> [DATA BLOCK]

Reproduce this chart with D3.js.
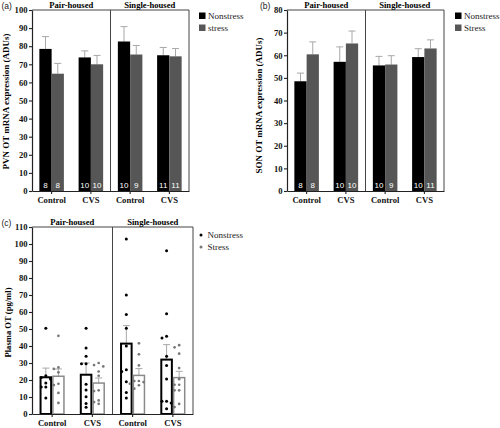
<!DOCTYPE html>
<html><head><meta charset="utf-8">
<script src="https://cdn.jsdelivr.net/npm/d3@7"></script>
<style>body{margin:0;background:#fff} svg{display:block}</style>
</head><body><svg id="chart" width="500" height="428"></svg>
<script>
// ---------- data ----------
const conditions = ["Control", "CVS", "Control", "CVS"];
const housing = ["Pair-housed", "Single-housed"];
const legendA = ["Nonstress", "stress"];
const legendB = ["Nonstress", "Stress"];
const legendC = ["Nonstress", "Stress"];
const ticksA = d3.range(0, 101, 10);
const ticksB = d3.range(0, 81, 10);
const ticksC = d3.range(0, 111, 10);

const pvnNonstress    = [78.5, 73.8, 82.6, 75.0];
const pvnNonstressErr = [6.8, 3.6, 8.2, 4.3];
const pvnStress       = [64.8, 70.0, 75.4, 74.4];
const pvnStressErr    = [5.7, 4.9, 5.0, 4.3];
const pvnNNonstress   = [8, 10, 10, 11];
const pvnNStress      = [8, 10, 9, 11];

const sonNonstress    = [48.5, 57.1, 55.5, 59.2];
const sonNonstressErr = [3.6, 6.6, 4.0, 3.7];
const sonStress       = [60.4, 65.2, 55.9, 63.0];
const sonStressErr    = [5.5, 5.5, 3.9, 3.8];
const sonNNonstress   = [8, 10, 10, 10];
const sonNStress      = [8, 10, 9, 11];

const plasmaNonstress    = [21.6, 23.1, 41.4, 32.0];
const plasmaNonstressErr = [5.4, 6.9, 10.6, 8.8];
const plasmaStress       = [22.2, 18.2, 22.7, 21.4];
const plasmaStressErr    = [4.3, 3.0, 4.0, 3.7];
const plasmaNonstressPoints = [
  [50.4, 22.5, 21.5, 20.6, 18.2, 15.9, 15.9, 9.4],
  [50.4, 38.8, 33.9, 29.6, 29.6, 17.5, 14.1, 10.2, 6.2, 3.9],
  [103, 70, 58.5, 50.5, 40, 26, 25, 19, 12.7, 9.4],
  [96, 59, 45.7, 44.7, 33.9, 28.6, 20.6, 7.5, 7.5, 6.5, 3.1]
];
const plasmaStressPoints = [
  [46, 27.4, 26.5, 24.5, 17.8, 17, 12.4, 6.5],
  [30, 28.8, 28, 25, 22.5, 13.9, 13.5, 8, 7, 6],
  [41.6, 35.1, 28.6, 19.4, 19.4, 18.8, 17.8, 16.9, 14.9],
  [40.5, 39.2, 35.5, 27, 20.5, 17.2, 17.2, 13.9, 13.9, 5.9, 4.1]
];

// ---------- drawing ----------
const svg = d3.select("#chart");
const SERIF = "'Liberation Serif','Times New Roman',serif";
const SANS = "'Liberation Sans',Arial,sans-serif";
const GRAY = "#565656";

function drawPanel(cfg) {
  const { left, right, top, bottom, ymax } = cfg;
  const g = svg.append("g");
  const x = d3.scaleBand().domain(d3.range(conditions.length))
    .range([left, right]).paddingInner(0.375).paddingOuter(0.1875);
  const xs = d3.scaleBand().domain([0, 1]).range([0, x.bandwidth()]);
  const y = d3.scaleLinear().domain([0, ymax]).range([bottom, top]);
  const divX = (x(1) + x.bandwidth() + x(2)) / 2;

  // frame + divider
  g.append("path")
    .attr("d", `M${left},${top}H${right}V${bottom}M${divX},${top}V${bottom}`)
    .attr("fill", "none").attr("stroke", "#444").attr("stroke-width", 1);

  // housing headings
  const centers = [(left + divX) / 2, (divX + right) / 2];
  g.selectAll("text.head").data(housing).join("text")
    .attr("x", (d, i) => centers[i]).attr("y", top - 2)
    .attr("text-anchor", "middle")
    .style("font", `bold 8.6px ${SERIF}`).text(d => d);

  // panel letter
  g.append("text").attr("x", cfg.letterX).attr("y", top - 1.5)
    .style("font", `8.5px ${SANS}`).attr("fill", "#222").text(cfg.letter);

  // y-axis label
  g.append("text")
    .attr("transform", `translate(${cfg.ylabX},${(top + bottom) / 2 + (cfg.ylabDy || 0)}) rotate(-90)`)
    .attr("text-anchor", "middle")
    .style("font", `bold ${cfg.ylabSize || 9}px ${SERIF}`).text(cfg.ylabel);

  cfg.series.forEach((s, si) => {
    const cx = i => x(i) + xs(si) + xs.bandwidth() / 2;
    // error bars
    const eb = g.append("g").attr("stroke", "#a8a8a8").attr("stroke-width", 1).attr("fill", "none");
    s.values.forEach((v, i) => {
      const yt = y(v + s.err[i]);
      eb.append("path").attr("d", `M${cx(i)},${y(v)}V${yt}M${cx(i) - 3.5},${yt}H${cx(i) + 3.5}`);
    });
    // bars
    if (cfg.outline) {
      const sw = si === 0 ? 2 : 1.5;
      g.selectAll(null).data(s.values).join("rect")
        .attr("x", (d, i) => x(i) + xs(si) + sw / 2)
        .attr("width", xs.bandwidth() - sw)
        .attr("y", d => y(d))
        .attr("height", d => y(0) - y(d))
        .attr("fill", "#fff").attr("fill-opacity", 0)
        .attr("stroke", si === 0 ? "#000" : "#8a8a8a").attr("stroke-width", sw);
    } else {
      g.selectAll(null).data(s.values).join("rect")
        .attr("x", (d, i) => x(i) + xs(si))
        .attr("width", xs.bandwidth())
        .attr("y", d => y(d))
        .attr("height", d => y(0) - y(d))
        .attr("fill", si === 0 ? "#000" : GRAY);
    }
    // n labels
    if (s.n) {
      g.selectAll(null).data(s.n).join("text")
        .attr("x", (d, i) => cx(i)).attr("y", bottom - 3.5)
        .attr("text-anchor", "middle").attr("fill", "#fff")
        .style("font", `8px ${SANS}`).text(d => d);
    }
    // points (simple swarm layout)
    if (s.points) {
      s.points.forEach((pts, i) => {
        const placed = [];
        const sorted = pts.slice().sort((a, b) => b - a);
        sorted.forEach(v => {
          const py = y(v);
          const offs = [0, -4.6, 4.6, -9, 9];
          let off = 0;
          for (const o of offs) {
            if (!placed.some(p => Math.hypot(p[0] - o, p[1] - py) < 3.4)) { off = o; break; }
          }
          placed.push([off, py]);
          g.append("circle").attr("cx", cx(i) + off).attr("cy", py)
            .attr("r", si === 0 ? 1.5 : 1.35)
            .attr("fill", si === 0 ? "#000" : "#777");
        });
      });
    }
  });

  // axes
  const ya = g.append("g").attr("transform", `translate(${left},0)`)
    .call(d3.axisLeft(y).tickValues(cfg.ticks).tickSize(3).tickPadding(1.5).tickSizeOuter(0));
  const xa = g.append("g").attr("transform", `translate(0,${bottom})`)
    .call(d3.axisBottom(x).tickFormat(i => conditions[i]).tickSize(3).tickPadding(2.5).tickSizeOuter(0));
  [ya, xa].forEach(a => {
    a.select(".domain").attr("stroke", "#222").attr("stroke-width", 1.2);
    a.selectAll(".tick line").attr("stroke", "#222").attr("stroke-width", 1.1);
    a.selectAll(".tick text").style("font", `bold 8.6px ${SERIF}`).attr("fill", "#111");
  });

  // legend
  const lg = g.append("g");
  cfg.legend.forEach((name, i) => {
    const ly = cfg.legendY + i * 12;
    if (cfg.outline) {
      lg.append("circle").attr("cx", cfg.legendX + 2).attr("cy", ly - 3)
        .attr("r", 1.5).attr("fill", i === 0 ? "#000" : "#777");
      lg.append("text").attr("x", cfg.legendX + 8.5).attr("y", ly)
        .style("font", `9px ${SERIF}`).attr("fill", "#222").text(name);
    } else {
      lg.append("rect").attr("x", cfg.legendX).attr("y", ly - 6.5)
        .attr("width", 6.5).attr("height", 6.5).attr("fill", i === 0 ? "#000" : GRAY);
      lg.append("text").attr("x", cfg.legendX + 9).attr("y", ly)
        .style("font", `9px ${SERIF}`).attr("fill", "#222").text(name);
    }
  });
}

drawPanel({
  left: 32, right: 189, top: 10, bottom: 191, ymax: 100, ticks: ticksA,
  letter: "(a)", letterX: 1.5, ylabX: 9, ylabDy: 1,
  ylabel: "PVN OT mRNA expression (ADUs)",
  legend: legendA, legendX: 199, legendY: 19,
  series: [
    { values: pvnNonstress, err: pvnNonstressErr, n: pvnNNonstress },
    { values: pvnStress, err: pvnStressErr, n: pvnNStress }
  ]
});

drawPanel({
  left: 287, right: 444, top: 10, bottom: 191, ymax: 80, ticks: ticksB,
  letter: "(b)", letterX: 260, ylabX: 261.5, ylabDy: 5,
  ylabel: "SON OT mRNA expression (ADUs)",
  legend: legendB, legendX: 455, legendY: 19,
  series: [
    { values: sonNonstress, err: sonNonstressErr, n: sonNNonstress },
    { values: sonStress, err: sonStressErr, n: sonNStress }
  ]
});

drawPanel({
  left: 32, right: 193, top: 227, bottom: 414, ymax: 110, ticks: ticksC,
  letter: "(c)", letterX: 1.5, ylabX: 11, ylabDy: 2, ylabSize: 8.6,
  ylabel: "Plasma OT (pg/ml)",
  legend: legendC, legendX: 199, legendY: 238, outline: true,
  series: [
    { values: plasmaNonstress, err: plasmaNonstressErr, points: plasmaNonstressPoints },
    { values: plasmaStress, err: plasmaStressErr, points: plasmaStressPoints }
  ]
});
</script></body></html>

> [JOB]
Pictures are excluded: retype only the lines from the beginning of the listing above through the line with "const ticksC = d3.range(0, 111, 10);", both included.

> [COMPLETE OUTPUT]
Reproduce this chart with D3.js.
<!DOCTYPE html>
<html><head><meta charset="utf-8">
<script src="https://cdn.jsdelivr.net/npm/d3@7"></script>
<style>body{margin:0;background:#fff} svg{display:block}</style>
</head><body><svg id="chart" width="500" height="428"></svg>
<script>
// ---------- data ----------
const conditions = ["Control", "CVS", "Control", "CVS"];
const housing = ["Pair-housed", "Single-housed"];
const legendA = ["Nonstress", "stress"];
const legendB = ["Nonstress", "Stress"];
const legendC = ["Nonstress", "Stress"];
const ticksA = d3.range(0, 101, 10);
const ticksB = d3.range(0, 81, 10);
const ticksC = d3.range(0, 111, 10);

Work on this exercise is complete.